*TASK OBJECTIVE:* Pictures do not belong in your copy. Repeat all the other data exactly.

*STORED DATA:*
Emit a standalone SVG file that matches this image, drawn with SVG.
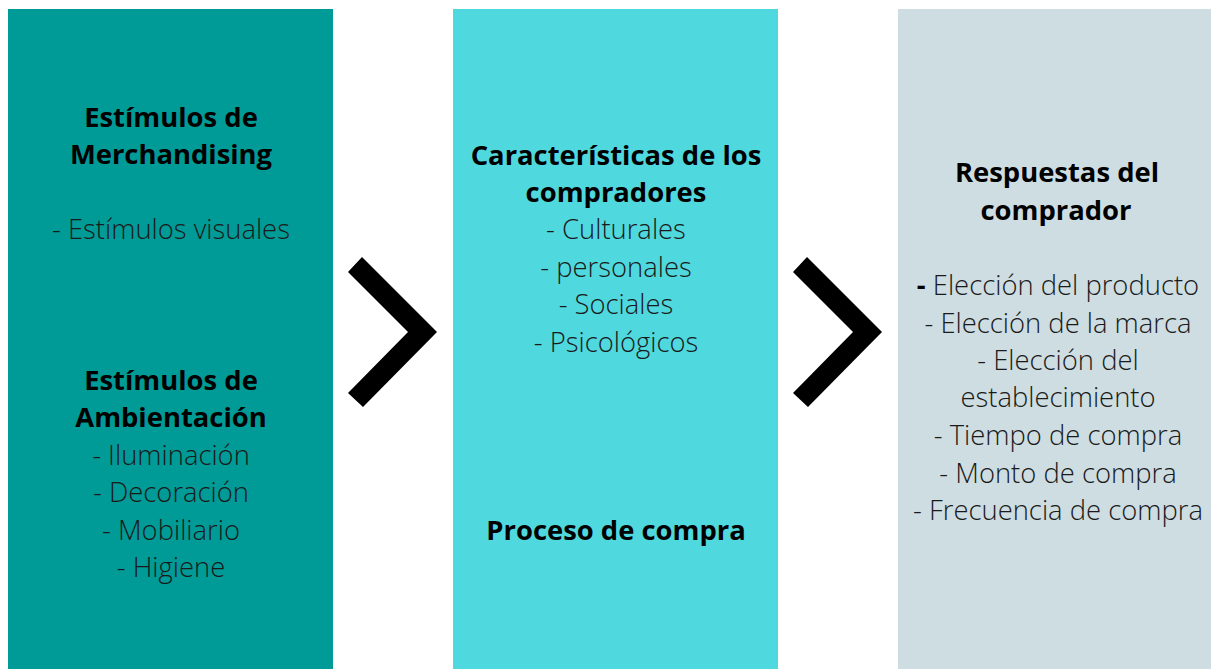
<svg xmlns="http://www.w3.org/2000/svg" width="1211" height="669" viewBox="0 0 1211 669">
<style>
text{font-family:"Open Sans","Noto Sans","Liberation Sans",sans-serif;font-size:27.4px;fill:#1a1a1a;text-anchor:middle}
.b{font-weight:700;fill:#000}
.l{font-weight:300}
.chev{fill:#000}
</style>
<rect width="1211" height="669" fill="#fff"/>
<g id="col1">
<rect x="8" y="9" width="325" height="660" fill="#009a97"/>
<text class="b" x="171" y="127">Estímulos de</text>
<text class="b" x="171" y="164">Merchandising</text>
<text class="l" x="171" y="239">- Estímulos visuales</text>
<text class="b" x="171" y="390">Estímulos de</text>
<text class="b" x="171" y="427">Ambientación</text>
<text class="l" x="171" y="465">- Iluminación</text>
<text class="l" x="171" y="502">- Decoración</text>
<text class="l" x="171" y="540">- Mobiliario</text>
<text class="l" x="171" y="577">- Higiene</text>
</g>
<g id="col2">
<rect x="453" y="9" width="325" height="660" fill="#4fd8dd"/>
<text class="b" x="616" y="165">Características de los</text>
<text class="b" x="616" y="202">compradores</text>
<text class="l" x="616" y="239">- Culturales</text>
<text class="l" x="616" y="277">- personales</text>
<text class="l" x="616" y="314">- Sociales</text>
<text class="l" x="616" y="352">- Psicológicos</text>
<text class="b" x="616" y="540">Proceso de compra</text>
</g>
<g id="col3">
<rect x="898" y="9" width="313" height="660" fill="#cddde1"/>
<text class="b" x="1057" y="182">Respuestas del</text>
<text class="b" x="1056" y="220">comprador</text>
<text class="l" x="1058" y="295"><tspan class="b">-</tspan> Elección del producto</text>
<text class="l" x="1058" y="333">- Elección de la marca</text>
<text class="l" x="1058" y="370">- Elección del</text>
<text class="l" x="1058" y="407">establecimiento</text>
<text class="l" x="1058" y="445">- Tiempo de compra</text>
<text class="l" x="1058" y="483">- Monto de compra</text>
<text class="l" x="1058" y="520">- Frecuencia de compra</text>
</g>
<g id="connectors">
<polygon class="chev" points="362,257 437,332 363,407 348,393 408,332 348,272"/>
<polygon class="chev" points="807,257 882,332 808,407 793,393 853,332 793,272"/>
</g>
</svg>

*WRITTEN RESPONSE:*
Emit a standalone SVG file that matches this image, drawn with SVG.
<svg xmlns="http://www.w3.org/2000/svg" width="1211" height="669" viewBox="0 0 1211 669">
<style>
text{font-family:"Open Sans","Noto Sans","Liberation Sans",sans-serif;font-size:27.4px;fill:#1a1a1a;text-anchor:middle}
.b{font-weight:700;fill:#000}
.l{font-weight:300}
.chev{fill:#000}
</style>
<rect width="1211" height="669" fill="#fff"/>
<g id="col1">
<rect x="8" y="9" width="325" height="660" fill="#009a97"/>
<text class="b" x="171" y="127">Estímulos de</text>
<text class="b" x="171" y="164">Merchandising</text>
<text class="l" x="171" y="239">- Estímulos visuales</text>
<text class="b" x="171" y="390">Estímulos de</text>
<text class="b" x="171" y="427">Ambientación</text>
<text class="l" x="171" y="465">- Iluminación</text>
<text class="l" x="171" y="502">- Decoración</text>
<text class="l" x="171" y="540">- Mobiliario</text>
<text class="l" x="171" y="577">- Higiene</text>
</g>
<g id="col2">
<rect x="453" y="9" width="325" height="660" fill="#4fd8dd"/>
<text class="b" x="616" y="165">Características de los</text>
<text class="b" x="616" y="202">compradores</text>
<text class="l" x="616" y="239">- Culturales</text>
<text class="l" x="616" y="277">- personales</text>
<text class="l" x="616" y="314">- Sociales</text>
<text class="l" x="616" y="352">- Psicológicos</text>
<text class="b" x="616" y="540">Proceso de compra</text>
</g>
<g id="col3">
<rect x="898" y="9" width="313" height="660" fill="#cddde1"/>
<text class="b" x="1057" y="182">Respuestas del</text>
<text class="b" x="1056" y="220">comprador</text>
<text class="l" x="1058" y="295"><tspan class="b">-</tspan> Elección del producto</text>
<text class="l" x="1058" y="333">- Elección de la marca</text>
<text class="l" x="1058" y="370">- Elección del</text>
<text class="l" x="1058" y="407">establecimiento</text>
<text class="l" x="1058" y="445">- Tiempo de compra</text>
<text class="l" x="1058" y="483">- Monto de compra</text>
<text class="l" x="1058" y="520">- Frecuencia de compra</text>
</g>
<g id="connectors">
<polygon class="chev" points="362,257 437,332 363,407 348,393 408,332 348,272"/>
<polygon class="chev" points="807,257 882,332 808,407 793,393 853,332 793,272"/>
</g>
</svg>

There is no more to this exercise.